ここで個人事業主(フリーランス)が「休職すべき診断書」を医師に頼んで提出した場合、有印私文書偽造罪と偽造私文書行使罪を犯すことになるので、罪を犯したくないなら絶対に言いなりにならないこと。
フリーランス法を確認しよう
フリーランス法は2024/11/01から執行される。
専用サイトも用意されているので、フリーランス自身も身を守るためにチェックしよう。
フリーランス・トラブル110番
契約のことで本当に困ったことがあったら、フリーランス・トラブル110番に問い合わせることもあり。
私自身も問い合わせたことがあるのだが、電話での問い合わせは時期によってはかなり混み合っていて、すぐに相談電話ができず予約を取る必要もあるかもしれないので、メールでの相談や、有償の弁護士の相談を検討するのも必要かも。
あと、万が一裁判になるなら、問題に直面した時に体力があるかどうかを考えること。あとは嫌な話になるけれど、相手会社から労力に見合った賠償金を要求できるのかとか、相手会社を潰してでもやりたいことなのかを判断基準にすること。
弁護士の相談まで走ったら、おそらく裁判に勝てるほどの条件を持っていると思うけれど、問題と直面する最中の裁判は本当にしんどいと思う。
今は労働基準監督署も厳しいとのこと。他の企業からのプロジェクト参画者が偽装に巻き込まれていた場合、該当プロジェクトに関わる他の企業も「貴社も偽装しないよう注意してくださいね」と指導されるらしい。

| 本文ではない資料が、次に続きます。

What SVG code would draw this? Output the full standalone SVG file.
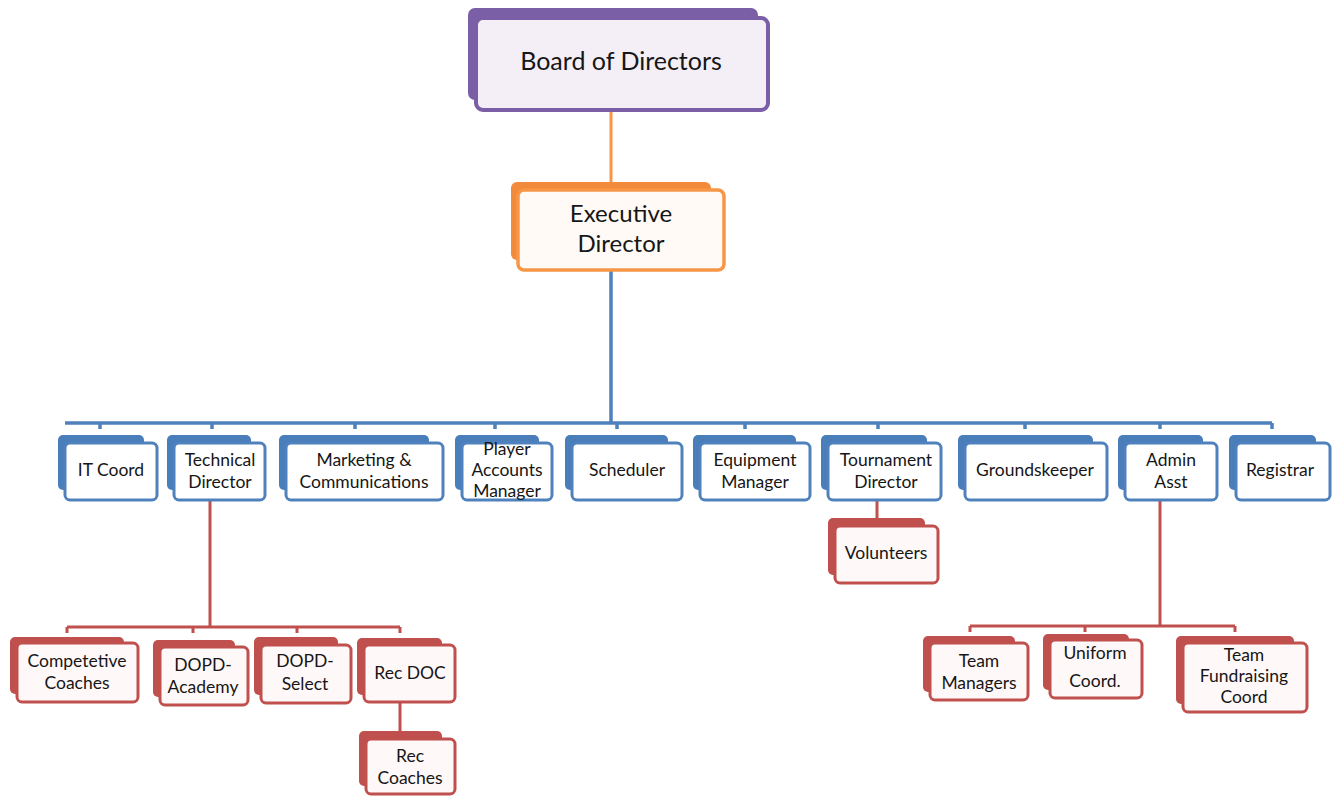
<svg xmlns="http://www.w3.org/2000/svg" width="1333" height="796" viewBox="0 0 1333 796">
<style>
  text { font-family: Lato, "Open Sans", "Liberation Sans", sans-serif; fill: #161616; text-anchor: middle; }
  .t16 { font-size: 17.5px; }
  .bk-p { fill: #7A5FA6; }
  .fr-p { fill: #F4EFF6; stroke: #7A5FA6; stroke-width: 4; }
  .bk-o { fill: #F28A3C; }
  .fr-o { fill: #FFFAF5; stroke: #F79646; stroke-width: 3.5; }
  .bk-b { fill: #4A7EBB; }
  .fr-b { fill: #FFFFFF; stroke: #4F81BD; stroke-width: 3; }
  .bk-r { fill: #C0504D; }
  .fr-r { fill: #FFF8F8; stroke: #C0504D; stroke-width: 3; }
  .ln-o { stroke: #F79646; stroke-width: 3; fill: none; }
  .ln-b { stroke: #4F81BD; stroke-width: 3.5; fill: none; }
  .ln-r { stroke: #C0504D; stroke-width: 3; fill: none; }
</style>
<rect width="1333" height="796" fill="#FFFFFF"/>

<g id="connectors">
  <line class="ln-o" x1="611" y1="110" x2="611" y2="186"/>
  <line class="ln-b" x1="611" y1="270" x2="611" y2="423"/>
  <line class="ln-b" x1="65" y1="423" x2="1272" y2="423"/>
  <path class="ln-b" d="M100 423V429 M212 423V429 M355 423V429 M495 423V429 M617 423V429 M745 423V429 M878 423V429 M1025 423V429 M1160 423V429 M1272 423V429"/>
  <line class="ln-r" x1="210" y1="500" x2="210" y2="627"/>
  <line class="ln-r" x1="67" y1="627" x2="400" y2="627"/>
  <path class="ln-r" d="M67 627V633 M193 627V633 M297 627V633 M400 627V633"/>
  <line class="ln-r" x1="400" y1="702" x2="400" y2="733"/>
  <line class="ln-r" x1="877" y1="500" x2="877" y2="520"/>
  <line class="ln-r" x1="1160" y1="500" x2="1160" y2="626"/>
  <line class="ln-r" x1="970" y1="626" x2="1235" y2="626"/>
  <path class="ln-r" d="M970 626V632 M1085 626V632 M1235 626V632"/>
</g>

<g id="board">
  <rect class="bk-p" x="468" y="8" width="290" height="92" rx="7"/>
  <rect class="fr-p" x="476" y="18" width="292" height="92" rx="7"/>
  <text x="621" y="70" style="font-size:25px">Board of Directors</text>
</g>

<g id="exec">
  <rect class="bk-o" x="511" y="182" width="200" height="78" rx="6"/>
  <rect class="fr-o" x="518" y="190" width="206" height="80" rx="6"/>
  <text x="621" y="222" style="font-size:24px">Executive</text>
  <text x="621" y="252" style="font-size:24px">Director</text>
</g>

<g id="it-coord">
  <rect class="bk-b" x="58" y="435" width="86" height="55" rx="5"/>
  <rect class="fr-b" x="65" y="443" width="92" height="57" rx="5"/>
  <text class="t16" x="111" y="476">IT Coord</text>
</g>
<g id="technical-director">
  <rect class="bk-b" x="167" y="435" width="84" height="55" rx="5"/>
  <rect class="fr-b" x="174" y="443" width="91" height="57" rx="5"/>
  <text class="t16" x="220" y="466">Technical</text>
  <text class="t16" x="220" y="488">Director</text>
</g>
<g id="marketing">
  <rect class="bk-b" x="279" y="435" width="150" height="55" rx="5"/>
  <rect class="fr-b" x="286" y="443" width="157" height="57" rx="5"/>
  <text class="t16" x="364" y="466">Marketing &amp;</text>
  <text class="t16" x="364" y="488">Communications</text>
</g>
<g id="player-accounts">
  <rect class="bk-b" x="455" y="435" width="84" height="55" rx="5"/>
  <rect class="fr-b" x="462" y="443" width="90" height="57" rx="5"/>
  <text class="t16" x="507" y="455">Player</text>
  <text class="t16" x="507" y="476">Accounts</text>
  <text class="t16" x="507" y="497">Manager</text>
</g>
<g id="scheduler">
  <rect class="bk-b" x="565" y="435" width="103" height="55" rx="5"/>
  <rect class="fr-b" x="572" y="443" width="110" height="57" rx="5"/>
  <text class="t16" x="627" y="476">Scheduler</text>
</g>
<g id="equipment">
  <rect class="bk-b" x="693" y="435" width="103" height="55" rx="5"/>
  <rect class="fr-b" x="700" y="443" width="110" height="57" rx="5"/>
  <text class="t16" x="755" y="466">Equipment</text>
  <text class="t16" x="755" y="488">Manager</text>
</g>
<g id="tournament">
  <rect class="bk-b" x="821" y="435" width="106" height="55" rx="5"/>
  <rect class="fr-b" x="828" y="443" width="113" height="57" rx="5"/>
  <text class="t16" x="886" y="466">Tournament</text>
  <text class="t16" x="886" y="488">Director</text>
</g>
<g id="groundskeeper">
  <rect class="bk-b" x="958" y="435" width="135" height="55" rx="5"/>
  <rect class="fr-b" x="965" y="443" width="142" height="57" rx="5"/>
  <text class="t16" x="1035" y="476">Groundskeeper</text>
</g>
<g id="admin-asst">
  <rect class="bk-b" x="1118" y="435" width="85" height="55" rx="5"/>
  <rect class="fr-b" x="1125" y="443" width="92" height="57" rx="5"/>
  <text class="t16" x="1171" y="466">Admin</text>
  <text class="t16" x="1171" y="488">Asst</text>
</g>
<g id="registrar">
  <rect class="bk-b" x="1229" y="435" width="87" height="55" rx="5"/>
  <rect class="fr-b" x="1236" y="443" width="94" height="57" rx="5"/>
  <text class="t16" x="1280" y="476">Registrar</text>
</g>

<g id="competetive-coaches">
  <rect class="bk-r" x="10" y="637" width="114" height="57" rx="5"/>
  <rect class="fr-r" x="17" y="643" width="121" height="59" rx="5"/>
  <text class="t16" x="77" y="667">Competetive</text>
  <text class="t16" x="77" y="689">Coaches</text>
</g>
<g id="dopd-academy">
  <rect class="bk-r" x="153" y="640" width="82" height="57" rx="5"/>
  <rect class="fr-r" x="160" y="647" width="88" height="58" rx="5"/>
  <text class="t16" x="203" y="671">DOPD-</text>
  <text class="t16" x="203" y="693">Academy</text>
</g>
<g id="dopd-select">
  <rect class="bk-r" x="254" y="637" width="84" height="58" rx="5"/>
  <rect class="fr-r" x="261" y="645" width="90" height="58" rx="5"/>
  <text class="t16" x="305" y="667">DOPD-</text>
  <text class="t16" x="305" y="690">Select</text>
</g>
<g id="rec-doc">
  <rect class="bk-r" x="357" y="638" width="85" height="57" rx="5"/>
  <rect class="fr-r" x="364" y="645" width="91" height="57" rx="5"/>
  <text class="t16" x="410" y="679">Rec DOC</text>
</g>
<g id="rec-coaches">
  <rect class="bk-r" x="359" y="731" width="83" height="55" rx="5"/>
  <rect class="fr-r" x="366" y="739" width="89" height="55" rx="5"/>
  <text class="t16" x="410" y="762">Rec</text>
  <text class="t16" x="410" y="784">Coaches</text>
</g>

<g id="volunteers">
  <rect class="bk-r" x="828" y="518" width="97" height="57" rx="5"/>
  <rect class="fr-r" x="835" y="526" width="103" height="57" rx="5"/>
  <text class="t16" x="886" y="559">Volunteers</text>
</g>

<g id="team-managers">
  <rect class="bk-r" x="923" y="636" width="92" height="56" rx="5"/>
  <rect class="fr-r" x="930" y="643" width="98" height="57" rx="5"/>
  <text class="t16" x="979" y="667">Team</text>
  <text class="t16" x="979" y="689">Managers</text>
</g>
<g id="uniform-coord">
  <rect class="bk-r" x="1043" y="634" width="86" height="56" rx="5"/>
  <rect class="fr-r" x="1050" y="640" width="92" height="58" rx="5"/>
  <text class="t16" x="1095" y="659">Uniform</text>
  <text class="t16" x="1095" y="687">Coord.</text>
</g>
<g id="team-fundraising">
  <rect class="bk-r" x="1176" y="636" width="118" height="68" rx="5"/>
  <rect class="fr-r" x="1183" y="643" width="124" height="69" rx="5"/>
  <text class="t16" x="1244" y="661">Team</text>
  <text class="t16" x="1244" y="682">Fundraising</text>
  <text class="t16" x="1244" y="703">Coord</text>
</g>
</svg>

偽装に巻き込まれたら、偽装の他に積み重なる罪(嘘)に注意すること
もし仮に偽装に巻き込まれたら、自分に非は無いという証拠を作ること。
悪質なSES企業は偽装に限らず、他の違法行為にも踏み入ってくるので、必ず自分の身を守ること。
たとえばプロジェクトから離れるときの手続きの書類でSES企業側が有印私文書偽造を強いてくることもあるので、言いなりになって署名や印鑑を押さないこと。言いなりになって署名したり印鑑を押せば同罪になる。
けれどもどうしても書かなければならない書類もあるので、そのときはデジタル署名でなくアナログの原本を必ず持っておくこと。
書類を印刷
↓
書類に手書きで署名&印鑑
↓
スキャンする
↓
スキャンした書類データを、送信時刻や送信した証拠が消えない方法で送ること(例:メール)
仮に契約した企業側が書類内容を書き換えて上位の企業に手渡したとしても、自分は全く関わっていない証拠を提示できる。
※今は特にデジタル署名での契約も増えたので、何をしたら悪意あることから自分を守れるのかをよく考えること!
まとめのメッセージ
業界に初めて入る人や、あまり携わったことがないプロジェクトに携わる人向けのメッセージだけど、
「ブラックなことをグレーだと押し通そうとするSES企業もあるが、それは間違いなくブラックなので聞き入れないこと」
未経験だからとか、慣れないプロジェクトだからとかで自分を下げないこと。
たとえ未経験だろうと、慣れないプロジェクトだろうと、あなたが任されているのは紛れもなく「仕事」だから。
ブラックなことをグレーだと押し通そうとするのは悪質なSES企業の常套文句なので、成すべきことをしていないSES企業側を咎めるべき。